Oculina patagonica
Information
The colonies are generally encrusting, thicker in the centre with a thin edge spreading over the substrate. However, the form of the colony varies with depth and other characteristics of the environment. Bleaching of O. patagonica may be seen at some sites, starting on the outer edges of the colony and spreading inwards.
It is an opportunistic species, able to thrive in various littoral habitats, encrusting on vertical and horizontal surfaces in natural pristine sites as well as in marinas, harbours and heavily polluted areas.
It is able to reproduce both sexually by broadcast spawning and asexually by budding new polyps from existing ones, resulting in crowded, genetically identical colonies.

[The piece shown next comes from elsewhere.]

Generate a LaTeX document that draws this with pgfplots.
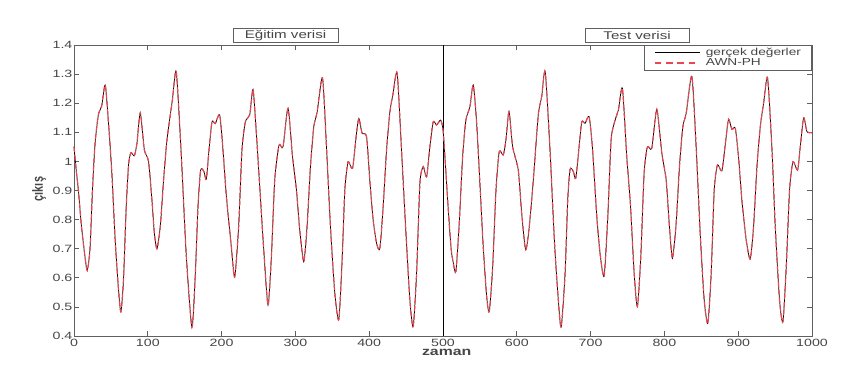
\documentclass[border=0pt]{standalone}
\usepackage{fontspec}
\setmainfont[FakeStretch=1.35]{Liberation Sans}
\newfontfamily\plainfont{Liberation Sans}
\usepackage{pgfplots}
\pgfplotsset{compat=1.18}
\usepackage{pgfplotstable}

\pgfplotstableread{
x y
0 1.05
3 0.97
6 0.90
10 0.78
15 0.67
18 0.625
21.7 0.70
25 0.90
28.5 1.06
33 1.16
37.5 1.19
42.3 1.263
46.8 1.13
51.3 0.96
55.8 0.73
60.3 0.56
63.5 0.483
67 0.59
70.7 0.84
74 0.99
77.2 1.03
81.7 1.019
85.3 1.062
89.8 1.167
95.3 1.04
101 1.0
105.6 0.867
108.9 0.753
112.4 0.70
116.9 0.776
121.4 0.936
126 1.074
133.3 1.211
138.6 1.308
145.4 1.02
152.2 0.674
159.8 0.43
164.4 0.614
168 0.844
171.6 0.97
176.1 0.965
179.3 0.938
182.9 1.039
187 1.136
191.5 1.13
197.4 1.16
201.9 1.039
206.5 0.879
213.2 0.707
217.7 0.602
223.1 0.776
227.6 1.039
232.2 1.136
238.1 1.16
242.6 1.248
247 1.10
252 0.90
257 0.70
262.9 0.506
267.5 0.674
272 0.936
277.8 1.056
283.2 1.05
290 1.182
296 1.019
301.4 0.902
305.9 0.764
311.3 0.655
315.8 0.776
320.4 0.982
324.9 1.119
329.4 1.169
336.7 1.287
342.1 1.05
347.5 0.776
353.4 0.547
358.8 0.456
363.3 0.661
367 0.902
371.4 0.999
377.4 0.976
382.8 1.097
386 1.148
390.4 1.097
396.4 1.085
400.8 0.936
405.3 0.80
409.9 0.72
414.4 0.70
418.9 0.844
423.5 1.039
428 1.169
432.4 1.234
437.9 1.303
443.8 1.039
449.3 0.776
455.1 0.524
459.6 0.432
464.2 0.616
468.7 0.925
473.2 0.982
477.8 0.947
482.2 1.05
486.7 1.136
491.3 1.125
496.7 1.142
500 1.11
503 1.0
507 0.84
511 0.70
514 0.65
517.5 0.622
522 0.787
526.6 1.016
531 1.142
536.5 1.188
541 1.263
545.6 1.131
550 0.925
554.5 0.707
559.2 0.535
562.7 0.483
567.3 0.638
571.8 0.902
576.2 1.033
581.6 1.022
585.3 1.074
589.4 1.171
594.4 1.05
602 0.97
606.6 0.822
612 0.696
616.9 0.776
622.4 0.936
629.1 1.16
633.7 1.222
638.5 1.308
645 1.039
650.9 0.73
655.5 0.55
660 0.43
665.4 0.614
669 0.867
672.2 0.973
676.6 0.965
679.9 0.942
684.4 1.05
688 1.136
692.5 1.131
697.9 1.154
702.4 1.05
708.4 0.81
713 0.68
718.3 0.606
723.3 0.81
727.8 1.074
733.2 1.142
737.7 1.177
743.1 1.251
749 1.016
754 0.85
759 0.616
763.4 0.501
768 0.672
772.5 0.959
777 1.05
782.9 1.045
789.7 1.179
796.5 1.028
802.4 0.936
806.8 0.776
810.9 0.667
815.9 0.787
820.4 0.982
825 1.119
829.5 1.165
837.2 1.293
843 1.05
848.5 0.753
853.9 0.524
858.9 0.444
863.4 0.616
867.5 0.902
871.9 0.988
877.9 0.968
883 1.07
886.9 1.145
891.5 1.11
896 1.114
900.4 1.016
905 0.867
910.8 0.73
916.3 0.664
920.8 0.776
925.4 0.982
929.9 1.119
934.4 1.2
939.8 1.287
945.8 1.039
950.2 0.776
956 0.524
960.6 0.449
965.1 0.638
969.6 0.902
974.2 0.999
980.4 0.97
984.1 1.05
988.6 1.15
993.2 1.102
998.6 1.099
1000 1.098
}\mgdata

\definecolor{axgray}{RGB}{95,95,95}
\definecolor{txtgray}{RGB}{70,70,70}
\definecolor{predred}{RGB}{235,70,80}

\begin{document}
\begin{tikzpicture}
\path[use as bounding box] (0,0) rectangle (639pt,273.75pt);
\begin{axis}[
  at={(55.5pt,21.75pt)}, anchor=south west,
  scale only axis, width=553.5pt, height=218.25pt,
  xmin=0, xmax=1000, ymin=0.4, ymax=1.4,
  xtick={0,100,...,1000},
  ytick={0.4,0.5,0.6,0.7,0.8,0.9,1.0,1.1,1.2,1.3,1.4},
  yticklabels={0.4,0.5,0.6,0.7,0.8,0.9,1,1.1,1.2,1.3,1.4},
  /pgf/number format/1000 sep={},
  tick align=inside, major tick length=3.5pt,
  axis line style={axgray, line width=0.6pt},
  every tick/.style={axgray, line width=0.5pt},
  ticklabel style={font=\fontsize{7.9}{8}\selectfont, text=txtgray},
  xticklabel style={inner sep=2.2pt},
  yticklabel style={inner sep=1pt},
  /pgf/number format/assume math mode=true,
  xlabel={\textbf{zaman}},
  xlabel style={font=\fontsize{8.8}{9}\selectfont, text=txtgray, inner sep=0pt,
    at={(rel axis cs:0.505,-0.058)}, anchor=center},
  ylabel={\scalebox{1}[1.35]{\plainfont\bfseries çıkış}},
  ylabel style={font=\fontsize{8.2}{9}\selectfont, text=txtgray, inner sep=0pt,
    at={(rel axis cs:-0.0474,0.505)}, anchor=center},
  clip=false,
  legend style={at={(1,1)}, anchor=north east, draw=axgray, fill=white,
    font=\fontsize{7.6}{8}\selectfont, text=txtgray,
    inner xsep=7.5pt, inner ysep=1.2pt, nodes={inner sep=0.6pt}, row sep=0pt,
    cells={anchor=west}},
  /tikz/every odd column/.append style={column sep=3.5pt},
]
\addplot[black, line width=0.7pt, forget plot] coordinates {(500,0.4) (500,1.4)};
\addplot[black, line width=0.55pt, smooth, tension=0.4,
  legend image code/.code={\draw[black, line width=0.75pt, solid] (0pt,0pt) -- (33.75pt,0pt);}]
  table[x=x,y=y] {\mgdata};
\addlegendentry{gerçek değerler}
\addplot[predred, line width=0.9pt, dash pattern=on 4pt off 2pt, smooth, tension=0.4,
  legend image code/.code={\draw[draw=predred, line width=1.1pt, dash pattern=on 5pt off 3.5pt] (0pt,0pt) -- (33.75pt,0pt);}]
  table[x=x,y=y] {\mgdata};
\addlegendentry{AWN-PH}
\node[draw=axgray, fill=white, minimum width=78.75pt, minimum height=10.5pt, inner sep=0pt,
  anchor=south, font=\fontsize{8.4}{9}\selectfont, text=txtgray]
  at (rel axis cs:0.2866,1) [yshift=1.5pt] {Eğitim verisi};
\node[draw=axgray, fill=white, minimum width=78pt, minimum height=10.5pt, inner sep=0pt,
  anchor=south, font=\fontsize{8.4}{9}\selectfont, text=txtgray]
  at (rel axis cs:0.763,1) [yshift=1.5pt] {Test verisi};
\end{axis}
\end{tikzpicture}
\end{document}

Its successful proliferation is also due to its early reproductive maturity and high growth rate.
Oculina patagonica resembles the native scleractian coral Cladocora caespitosa. The calcareous colonies of C. caespitosa are, however, globular, homogeneous and sometimes more than 50 cm in diameter.
Colonies of O. patagonica are more low-growing and encrusting and have connective tissue between the polyps that makes the shape of the skeleton readily apparent.
The origin of this species is uncertain. It is perhaps from South America: northern Argentina and southern Brazil. Previously unknown in the Mediterranean, specimens were tentatively identified as Oculina patagonica in 1908 and regarded as a species accidentally brought into the Mediterranean by shipping from the temperate south-western Atlantic. It has now been recorded in Italy, Spain, France, Turkey, Lebanon, Israel, Egypt, Tunisia and Algeria.
The increase of this opportunistic species may affect the stability of algal communities as the dominant trophic group on shallow rocky Mediterranean substrates. It overgrows calcareous structures such as serpulid worm tubes, vermetid shells and barnacles, and can completely eliminate algae and other soft-bodied attached organisms. It also out-competes the indigenous Cladocora caespitosa, which is overgrown when the two species come into contact.
Unknown.
Sartoretto S., et al., 2008. The alien coral Oculina patagonica De Angelis, 1908 (Cnidaria, Scleractinia) in Algeria and Tunisia. Aquatic Invasions Vol 3, Issue 2, 173-180.
Coma R., et al., 2011. Sea Urchins Predation Facilitates Coral Invasion in a Marine Reserve. PLoS ONE 6(7): e22017. doi:10.1371/journal.pone.0022017.
Fine M. , Zibrowius H., Loya Y., 2001. Oculina patagonica: a non-lessepsian scleractinian coral invading the Mediterranean Sea. Marine Biology 138, 1195-1203.